In medieval England, the more decorative and joyous use of fireworks was handled by firemasters who were assisted by “green men,” named for their protective clothing, and according to Cohen, they were often victims of their dangerous profession.
Education for European fireworks artists was available at pyrotechnic schools during the Renaissance, according to Cohen, who notes that Italy produced artists capable of vibrant and sophisticated fireworks demonstrations.
“It was the Italians who in the 1830s became the first to incorporate trace amounts of metals and other additives, creating the bright, multihued sparks and sunbursts seen in contemporary fireworks shows. Earlier displays only featured booming sounds, orange flashes and faint golden traces of light,” said Cohen.
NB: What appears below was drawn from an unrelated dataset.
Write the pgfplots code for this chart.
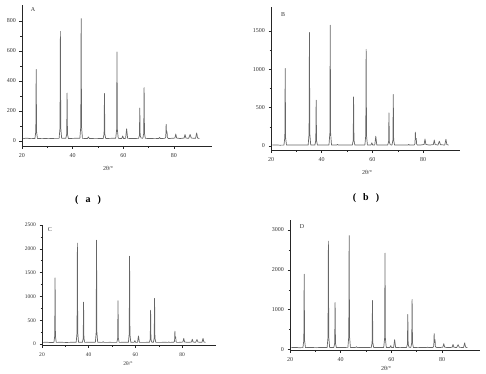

Legend has it that in 1608 in Jamestown, Captain John Smith ignited the first display of fireworks, which may have been the beginning of the colonists’ somewhat obsession with the art form, according to Cohen, who notes that in 1731 Rhode Island officials squashed the “mischievous use of pyrotechnics.”
Of course, the most notable fireworks display occurred on July 4, 1776, which established a long tradition of celebrating that most instrumental moment in the history of the United States as well as significant days like presidential inaugurations, notes Cohen.
Today, fireworks continue to represent America’s history and celebrate significant moments in time.